§ Task to carry out
Show each line from the listing that includes the word "this".

§ Supplied information

— Start —

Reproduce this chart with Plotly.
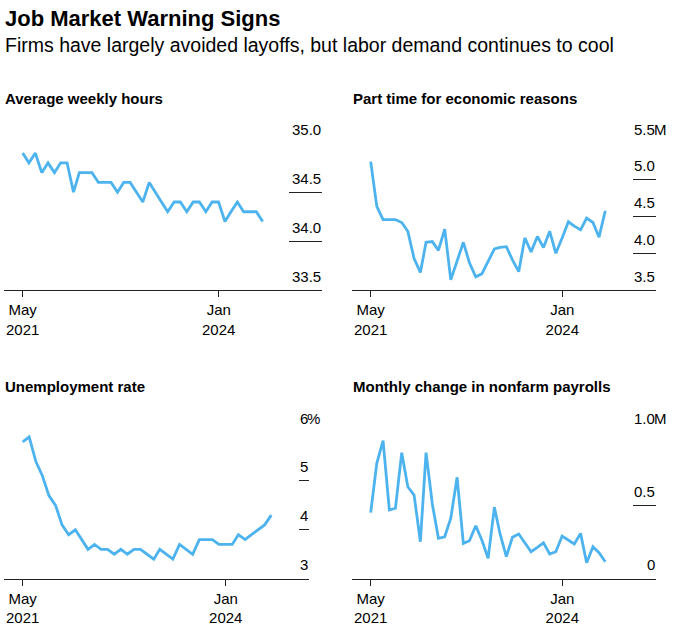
import plotly.graph_objects as go
import pandas as pd

W, H = 684, 642
FONT = "Liberation Sans, Arial, sans-serif"
LINE_COLOR = "#4db3ef"
AXIS_COLOR = "#222222"

# ---------------- data (month-end observations) ----------------
dates = [
    "2021-05-31", "2021-06-30", "2021-07-31", "2021-08-31", "2021-09-30", "2021-10-31",
    "2021-11-30", "2021-12-31", "2022-01-31", "2022-02-28", "2022-03-31", "2022-04-30",
    "2022-05-31", "2022-06-30", "2022-07-31", "2022-08-31", "2022-09-30", "2022-10-31",
    "2022-11-30", "2022-12-31", "2023-01-31", "2023-02-28", "2023-03-31", "2023-04-30",
    "2023-05-31", "2023-06-30", "2023-07-31", "2023-08-31", "2023-09-30", "2023-10-31",
    "2023-11-30", "2023-12-31", "2024-01-31", "2024-02-29", "2024-03-31", "2024-04-30",
    "2024-05-31", "2024-06-30", "2024-07-31",
]

avg_weekly_hours = [
    34.9, 34.8, 34.9, 34.7, 34.8, 34.7, 34.8, 34.8, 34.5, 34.7, 34.7, 34.7, 34.6,
    34.6, 34.6, 34.5, 34.6, 34.6, 34.5, 34.4, 34.6, 34.5, 34.4, 34.3, 34.4, 34.4,
    34.3, 34.4, 34.4, 34.3, 34.4, 34.4, 34.2, 34.3, 34.4, 34.3, 34.3, 34.3, 34.2,
]

part_time_econ = [  # millions
    5.25, 4.64, 4.46, 4.46, 4.46, 4.42, 4.30, 3.93, 3.74, 4.15, 4.16, 4.04, 4.33,
    3.64, 3.91, 4.15, 3.87, 3.68, 3.72, 3.89, 4.06, 4.08, 4.09, 3.91, 3.75, 4.21,
    4.02, 4.23, 4.08, 4.30, 4.00, 4.21, 4.43, 4.37, 4.32, 4.48, 4.42, 4.22, 4.58,
]

unemployment_rate = [  # percent
    5.8, 5.9, 5.4, 5.1, 4.7, 4.5, 4.1, 3.9, 4.0, 3.8, 3.6, 3.7, 3.6,
    3.6, 3.5, 3.6, 3.5, 3.6, 3.6, 3.5, 3.4, 3.6, 3.5, 3.4, 3.7, 3.6,
    3.5, 3.8, 3.8, 3.8, 3.7, 3.7, 3.7, 3.9, 3.8, 3.9, 4.0, 4.1, 4.3,
]

payroll_change = [  # millions
    0.450, 0.786, 0.941, 0.468, 0.480, 0.859, 0.627, 0.570, 0.252, 0.859, 0.509, 0.275, 0.286,
    0.412, 0.691, 0.241, 0.259, 0.361, 0.264, 0.139, 0.487, 0.305, 0.150, 0.282, 0.305, 0.241,
    0.184, 0.214, 0.245, 0.168, 0.184, 0.291, 0.264, 0.237, 0.309, 0.109, 0.218, 0.177, 0.116,
]

x_tick_vals = ["2021-05-31", "2024-01-01"]
x_tick_text = ["May<br>2021", "Jan<br>2024"]

hours_ticks = [35.0, 34.5, 34.0, 33.5]
hours_tick_text = ["35.0", "34.5", "34.0", "33.5"]
parttime_ticks = [5.5, 5.0, 4.5, 4.0, 3.5]
parttime_tick_text = ["5.5", "5.0", "4.5", "4.0", "3.5"]
unemp_ticks = [6, 5, 4, 3]
unemp_tick_text = ["6", "5", "4", "3"]
payroll_ticks = [1.0, 0.5, 0]
payroll_tick_text = ["1.0", "0.5", "0"]

title = "Job Market Warning Signs"
subtitle = "Firms have largely avoided layoffs, but labor demand continues to cool"

# ---------------- layout geometry (pixels) ----------------
panels = [
    dict(values=avg_weekly_hours, name="Average weekly hours", ticks=hours_ticks,
         tick_text=hours_tick_text, suffix="", L=4, R=322, top=143.3, bottom=290,
         x0=22.7, x1=262.7, seg=33, title_base=103.5),
    dict(values=part_time_econ, name="Part time for economic reasons", ticks=parttime_ticks,
         tick_text=parttime_tick_text, suffix="M", L=352, R=656, top=143.3, bottom=290,
         x0=370.7, x1=605.3, seg=23.3, title_base=103.5),
    dict(values=unemployment_rate, name="Unemployment rate", ticks=unemp_ticks,
         tick_text=unemp_tick_text, suffix="%", L=4, R=309, top=432, bottom=578.7,
         x0=22.7, x1=271.3, seg=10.5, title_base=392),
    dict(values=payroll_change, name="Monthly change in nonfarm payrolls", ticks=payroll_ticks,
         tick_text=payroll_tick_text, suffix="M", L=352, R=656, top=432, bottom=578.7,
         x0=370.7, x1=605.3, seg=23.3, title_base=392),
]


def fx(p):
    return p / W


def fy(p):
    return 1 - p / H


fig = go.Figure()
annotations = []
layout_axes = {}

first = pd.Timestamp(dates[0])
last = pd.Timestamp(dates[-1])
span_days = (last - first).days

for i, p in enumerate(panels, start=1):
    sfx = "" if i == 1 else str(i)
    xname, yname = "x" + sfx, "y" + sfx
    fig.add_trace(go.Scatter(
        x=dates, y=p["values"], mode="lines", xaxis=xname, yaxis=yname,
        line=dict(color=LINE_COLOR, width=2.8), hoverinfo="x+y", showlegend=False,
    ))
    ppd = (p["x1"] - p["x0"]) / span_days
    start = first - pd.Timedelta(days=(p["x0"] - p["L"]) / ppd)
    end = last + pd.Timedelta(days=(p["R"] - p["x1"]) / ppd)
    layout_axes["xaxis" + sfx] = dict(
        domain=[fx(p["L"]), fx(p["R"])], range=[str(start), str(end)], type="date",
        anchor=yname, showline=True, linecolor=AXIS_COLOR, linewidth=1,
        ticks="outside", ticklen=6, tickcolor=AXIS_COLOR, tickwidth=1,
        tickvals=x_tick_vals, ticktext=x_tick_text,
        tickfont=dict(family=FONT, size=15, color="#000"),
        showgrid=False, zeroline=False, fixedrange=True,
    )
    layout_axes["yaxis" + sfx] = dict(
        domain=[fy(p["bottom"]), fy(p["top"])], range=[p["ticks"][-1], p["ticks"][0]],
        anchor=xname, side="right", ticks="inside", ticklen=p["seg"], tickwidth=1,
        tickcolor=AXIS_COLOR, tickvals=p["ticks"][:-1], showticklabels=False,
        showgrid=False, zeroline=False, showline=False, fixedrange=True,
    )
    # y tick labels sit above their tick marks, numbers right aligned, unit hanging
    for j, (v, t) in enumerate(zip(p["ticks"], p["tick_text"])):
        annotations.append(dict(
            xref=xname + " domain", yref=yname, x=1, y=v, text=t, showarrow=False,
            xanchor="right", yanchor="middle", yshift=14, xshift=1,
            font=dict(family=FONT, size=15, color="#000"),
        ))
        if j == 0 and p["suffix"]:
            annotations.append(dict(
                xref=xname + " domain", yref=yname, x=1, y=v, text=p["suffix"],
                showarrow=False, xanchor="left", yanchor="middle", yshift=14, xshift=-4,
                font=dict(family=FONT, size=15, color="#000"),
            ))
    annotations.append(dict(
        xref="paper", yref="paper", x=fx(p["L"]), y=fy(p["title_base"] - 5.3),
        text="<b>" + p["name"] + "</b>", showarrow=False, xanchor="left", yanchor="middle",
        xshift=-1, font=dict(family=FONT, size=15, color="#000"),
    ))

annotations.append(dict(
    xref="paper", yref="paper", x=fx(4), y=fy(18.6), text="<b>" + title + "</b>",
    showarrow=False, xanchor="left", yanchor="middle", xshift=-1,
    font=dict(family=FONT, size=22, color="#000"),
))
annotations.append(dict(
    xref="paper", yref="paper", x=fx(4), y=fy(45.0), text=subtitle,
    showarrow=False, xanchor="left", yanchor="middle", xshift=-1,
    font=dict(family=FONT, size=19.5, color="#000"),
))

fig.update_layout(
    width=W, height=H, margin=dict(l=0, r=0, t=0, b=0),
    paper_bgcolor="white", plot_bgcolor="white",
    font=dict(family=FONT, color="#000"),
    annotations=annotations, showlegend=False,
    **layout_axes,
)

fig.write_html("out.html", config={"displayModeBar": False},
               post_script="document.body.style.margin='0';document.body.style.overflow='hidden';")
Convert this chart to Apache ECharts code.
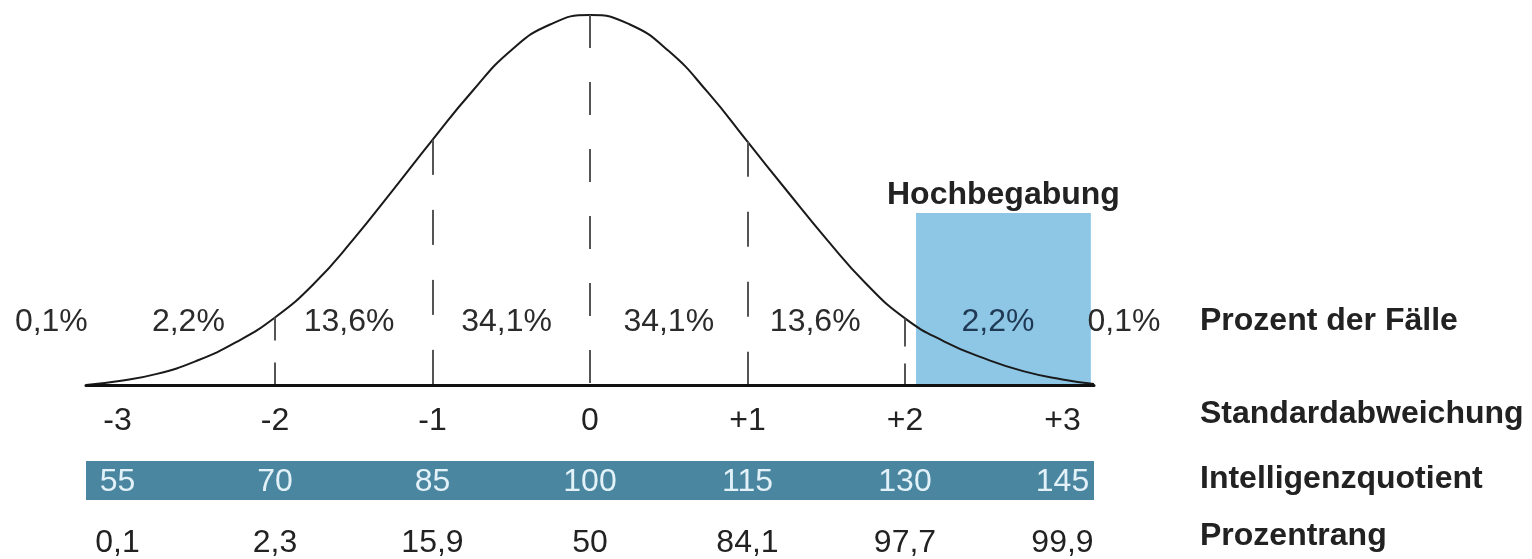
<!DOCTYPE html>
<html>
<head>
<meta charset="utf-8">
<script src="https://cdn.jsdelivr.net/npm/echarts@6/dist/echarts.min.js"></script>
<style>
  html, body { margin: 0; padding: 0; background: #ffffff; }
  #chart { width: 1532px; height: 559px; }
</style>
</head>
<body>
<div id="chart"></div>
<script>
// ---- data ----
const curveSd = [-3.2, -3.0, -2.75, -2.5, -2.25, -2.0, -1.75, -1.5, -1.25, -1.0, -0.75, -0.5, -0.25, 0,
                 0.25, 0.5, 0.75, 1.0, 1.25, 1.5, 1.75, 2.0, 2.25, 2.5, 2.75, 3.0, 3.2];
const curveDensity = [0, 0.004, 0.012, 0.026, 0.046, 0.073, 0.110, 0.158, 0.211, 0.265, 0.317, 0.362, 0.390, 0.400,
                      0.390, 0.361, 0.316, 0.263, 0.210, 0.158, 0.110, 0.072, 0.047, 0.029, 0.015, 0.006, 0.001];
const sdTicks = [-3, -2, -1, 0, 1, 2, 3];
const sdLabels = ['-3', '-2', '-1', '0', '+1', '+2', '+3'];
const iqValues = [55, 70, 85, 100, 115, 130, 145];
const prLabels = ['0,1', '2,3', '15,9', '50', '84,1', '97,7', '99,9'];
const pctLabels = ['0,1%', '2,2%', '13,6%', '34,1%', '34,1%', '13,6%', '2,2%', '0,1%'];
const pctPos = [-3.42, -2.55, -1.53, -0.53, 0.5, 1.43, 2.59, 3.39];
const pctLevel = 0.068;
const dashAt = [-2, -1, 0, 1, 2];
const gifted = { name: 'Hochbegabung', from: 2.07, to: 3.18, top: 0.186 };
const rowNames = ['Prozent der Fälle', 'Standardabweichung', 'Intelligenzquotient', 'Prozentrang'];

// ---- build ----
const FONT = "'Liberation Sans', Arial, sans-serif";
const FS = 32;
const curve = curveSd.map((x, i) => [x, curveDensity[i]]);
function densityAt(x) { return curveDensity[curveSd.indexOf(x)]; }
const dashPatterns = { '-2': [23, 22], '-1': [35, 35], '0': [33, 34], '1': [35, 35], '2': [28, 17] };
const rowTops = [305, 398, 463, 520];

const chart = echarts.init(document.getElementById('chart'), null, { renderer: 'canvas' });

const option = {
  backgroundColor: '#ffffff',
  animation: false,
  grid: [
    { left: 86, width: 1008, top: 15, height: 370 },
    { left: 86, width: 1008, top: 461, height: 39, show: true, backgroundColor: '#4a86a0', borderWidth: 0 }
  ],
  xAxis: [
    {
      gridIndex: 0, type: 'value', min: -3.2, max: 3.2, z: 5,
      axisLine: { show: true, lineStyle: { color: '#111', width: 3 } },
      axisTick: { show: false }, splitLine: { show: false },
      axisLabel: {
        customValues: sdTicks, margin: 20, fontSize: FS, fontFamily: FONT, color: '#222',
        formatter: v => sdLabels[sdTicks.indexOf(v)]
      }
    },
    {
      gridIndex: 1, type: 'value', min: 52, max: 148, position: 'bottom', offset: 0,
      axisLine: { show: false }, axisTick: { show: false }, splitLine: { show: false },
      axisLabel: {
        inside: true, customValues: iqValues, margin: 2, fontSize: FS, fontFamily: FONT, color: '#e3f2f9',
        formatter: v => String(v)
      }
    },
    {
      gridIndex: 1, type: 'value', min: 52, max: 148, position: 'bottom', offset: 0,
      axisLine: { show: false }, axisTick: { show: false }, splitLine: { show: false },
      axisLabel: {
        customValues: iqValues, margin: 27, fontSize: FS, fontFamily: FONT, color: '#222',
        formatter: v => prLabels[iqValues.indexOf(v)]
      }
    }
  ],
  yAxis: [
    { gridIndex: 0, type: 'value', min: 0, max: 0.4, show: false },
    { gridIndex: 1, type: 'value', min: 0, max: 1, show: false }
  ],
  series: [
    {
      type: 'line', xAxisIndex: 0, yAxisIndex: 0, data: [], z: 1, silent: true,
      markArea: {
        silent: true,
        itemStyle: { color: '#8ec7e6' },
        label: {
          show: true, position: 'top', distance: 2, fontSize: FS, fontWeight: 'bold',
          fontFamily: FONT, color: '#222'
        },
        data: [[{ name: gifted.name, coord: [gifted.from, 0] }, { coord: [gifted.to, gifted.top] }]]
      }
    },
    {
      type: 'line', xAxisIndex: 0, yAxisIndex: 0, z: 3,
      data: curve, smooth: true, showSymbol: false, symbol: 'none',
      lineStyle: { color: '#1a1a1a', width: 2 },
      markLine: {
        silent: true, symbol: ['none', 'none'], label: { show: false },
        data: dashAt.map(x => [
          { coord: [x, densityAt(x)], lineStyle: { color: '#555', width: 2, type: dashPatterns[String(x)] } },
          { coord: [x, 0] }
        ])
      }
    },
    {
      type: 'scatter', xAxisIndex: 0, yAxisIndex: 0, z: 4, clip: false, symbolSize: 0,
      itemStyle: { opacity: 1 },
      data: pctLabels.map((t, i) => ({
        value: [pctPos[i], pctLevel], name: t,
        label: { color: (pctPos[i] > gifted.from && pctPos[i] < gifted.to) ? '#1f3853' : '#2b2b2b' }
      })),
      label: {
        show: true, position: 'inside', fontSize: FS, fontFamily: FONT, color: '#2b2b2b', opacity: 1,
        formatter: p => p.name
      }
    }
  ],
  graphic: rowNames.map((t, i) => ({
    type: 'text', left: 1200, top: rowTops[i],
    style: { text: t, font: "bold 32px 'Liberation Sans', Arial, sans-serif", fill: '#222' }
  }))
};

chart.setOption(option);
</script>
</body>
</html>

— End —

§ Complete answer
Reproduce this chart with Plotly.
Convert this chart to Apache ECharts code.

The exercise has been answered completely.